*Supplied information*:
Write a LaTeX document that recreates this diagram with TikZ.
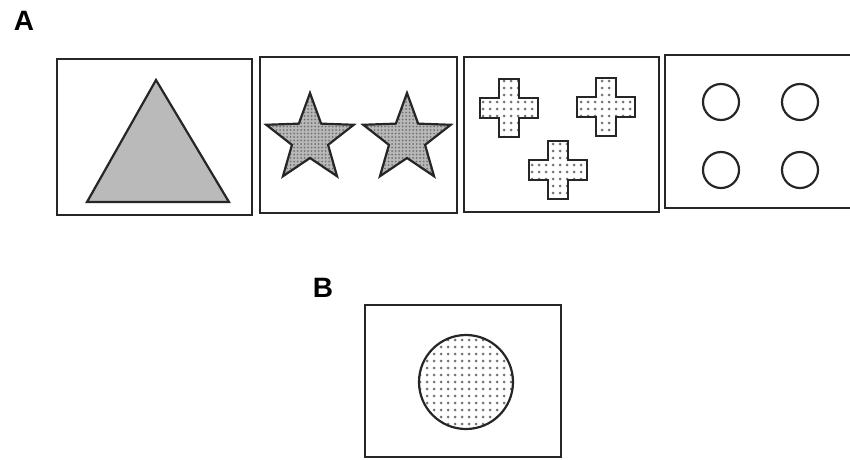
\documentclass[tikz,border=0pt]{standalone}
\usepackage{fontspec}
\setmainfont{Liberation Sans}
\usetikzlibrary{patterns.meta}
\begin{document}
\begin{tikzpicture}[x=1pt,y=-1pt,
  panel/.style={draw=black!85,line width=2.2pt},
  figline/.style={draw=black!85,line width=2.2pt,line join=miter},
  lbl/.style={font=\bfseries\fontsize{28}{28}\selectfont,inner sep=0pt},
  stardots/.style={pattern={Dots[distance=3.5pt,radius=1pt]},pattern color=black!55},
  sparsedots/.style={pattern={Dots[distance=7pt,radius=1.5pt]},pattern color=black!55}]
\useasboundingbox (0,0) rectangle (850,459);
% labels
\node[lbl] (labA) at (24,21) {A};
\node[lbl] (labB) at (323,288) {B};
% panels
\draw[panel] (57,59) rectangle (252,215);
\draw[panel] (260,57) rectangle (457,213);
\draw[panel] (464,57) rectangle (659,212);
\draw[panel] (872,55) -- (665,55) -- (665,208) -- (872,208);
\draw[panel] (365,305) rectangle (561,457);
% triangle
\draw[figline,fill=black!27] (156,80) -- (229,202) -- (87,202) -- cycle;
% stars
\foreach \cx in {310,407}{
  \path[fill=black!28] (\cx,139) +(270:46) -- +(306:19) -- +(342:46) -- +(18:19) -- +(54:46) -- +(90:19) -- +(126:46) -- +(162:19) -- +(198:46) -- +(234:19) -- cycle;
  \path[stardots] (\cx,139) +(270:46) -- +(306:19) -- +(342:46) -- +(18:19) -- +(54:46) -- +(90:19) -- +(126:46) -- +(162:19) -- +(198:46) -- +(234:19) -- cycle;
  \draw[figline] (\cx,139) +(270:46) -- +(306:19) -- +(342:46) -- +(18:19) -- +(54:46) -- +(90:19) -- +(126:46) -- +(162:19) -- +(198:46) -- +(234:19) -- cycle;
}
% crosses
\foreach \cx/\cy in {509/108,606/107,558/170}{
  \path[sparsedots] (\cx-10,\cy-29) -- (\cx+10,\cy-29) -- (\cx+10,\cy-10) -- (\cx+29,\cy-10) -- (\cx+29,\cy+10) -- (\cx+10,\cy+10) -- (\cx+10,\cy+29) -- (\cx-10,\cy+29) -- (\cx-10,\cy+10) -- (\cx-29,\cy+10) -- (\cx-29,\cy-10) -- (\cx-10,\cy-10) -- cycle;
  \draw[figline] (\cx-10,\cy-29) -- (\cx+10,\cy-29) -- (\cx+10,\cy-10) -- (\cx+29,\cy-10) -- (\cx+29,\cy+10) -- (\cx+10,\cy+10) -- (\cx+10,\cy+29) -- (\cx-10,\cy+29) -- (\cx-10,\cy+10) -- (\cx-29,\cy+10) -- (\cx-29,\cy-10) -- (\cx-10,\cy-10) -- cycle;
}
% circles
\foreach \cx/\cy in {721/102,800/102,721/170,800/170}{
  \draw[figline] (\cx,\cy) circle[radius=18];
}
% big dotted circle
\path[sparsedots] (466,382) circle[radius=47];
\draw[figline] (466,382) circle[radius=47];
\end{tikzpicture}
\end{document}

*Exercise directions*:
Every line of the data should be copied as it stands, without the images.

*Result of the exercise*:
Write a LaTeX document that recreates this diagram with TikZ.
\documentclass[tikz,border=0pt]{standalone}
\usepackage{fontspec}
\setmainfont{Liberation Sans}
\usetikzlibrary{patterns.meta}
\begin{document}
\begin{tikzpicture}[x=1pt,y=-1pt,
  panel/.style={draw=black!85,line width=2.2pt},
  figline/.style={draw=black!85,line width=2.2pt,line join=miter},
  lbl/.style={font=\bfseries\fontsize{28}{28}\selectfont,inner sep=0pt},
  stardots/.style={pattern={Dots[distance=3.5pt,radius=1pt]},pattern color=black!55},
  sparsedots/.style={pattern={Dots[distance=7pt,radius=1.5pt]},pattern color=black!55}]
\useasboundingbox (0,0) rectangle (850,459);
% labels
\node[lbl] (labA) at (24,21) {A};
\node[lbl] (labB) at (323,288) {B};
% panels
\draw[panel] (57,59) rectangle (252,215);
\draw[panel] (260,57) rectangle (457,213);
\draw[panel] (464,57) rectangle (659,212);
\draw[panel] (872,55) -- (665,55) -- (665,208) -- (872,208);
\draw[panel] (365,305) rectangle (561,457);
% triangle
\draw[figline,fill=black!27] (156,80) -- (229,202) -- (87,202) -- cycle;
% stars
\foreach \cx in {310,407}{
  \path[fill=black!28] (\cx,139) +(270:46) -- +(306:19) -- +(342:46) -- +(18:19) -- +(54:46) -- +(90:19) -- +(126:46) -- +(162:19) -- +(198:46) -- +(234:19) -- cycle;
  \path[stardots] (\cx,139) +(270:46) -- +(306:19) -- +(342:46) -- +(18:19) -- +(54:46) -- +(90:19) -- +(126:46) -- +(162:19) -- +(198:46) -- +(234:19) -- cycle;
  \draw[figline] (\cx,139) +(270:46) -- +(306:19) -- +(342:46) -- +(18:19) -- +(54:46) -- +(90:19) -- +(126:46) -- +(162:19) -- +(198:46) -- +(234:19) -- cycle;
}
% crosses
\foreach \cx/\cy in {509/108,606/107,558/170}{
  \path[sparsedots] (\cx-10,\cy-29) -- (\cx+10,\cy-29) -- (\cx+10,\cy-10) -- (\cx+29,\cy-10) -- (\cx+29,\cy+10) -- (\cx+10,\cy+10) -- (\cx+10,\cy+29) -- (\cx-10,\cy+29) -- (\cx-10,\cy+10) -- (\cx-29,\cy+10) -- (\cx-29,\cy-10) -- (\cx-10,\cy-10) -- cycle;
  \draw[figline] (\cx-10,\cy-29) -- (\cx+10,\cy-29) -- (\cx+10,\cy-10) -- (\cx+29,\cy-10) -- (\cx+29,\cy+10) -- (\cx+10,\cy+10) -- (\cx+10,\cy+29) -- (\cx-10,\cy+29) -- (\cx-10,\cy+10) -- (\cx-29,\cy+10) -- (\cx-29,\cy-10) -- (\cx-10,\cy-10) -- cycle;
}
% circles
\foreach \cx/\cy in {721/102,800/102,721/170,800/170}{
  \draw[figline] (\cx,\cy) circle[radius=18];
}
% big dotted circle
\path[sparsedots] (466,382) circle[radius=47];
\draw[figline] (466,382) circle[radius=47];
\end{tikzpicture}
\end{document}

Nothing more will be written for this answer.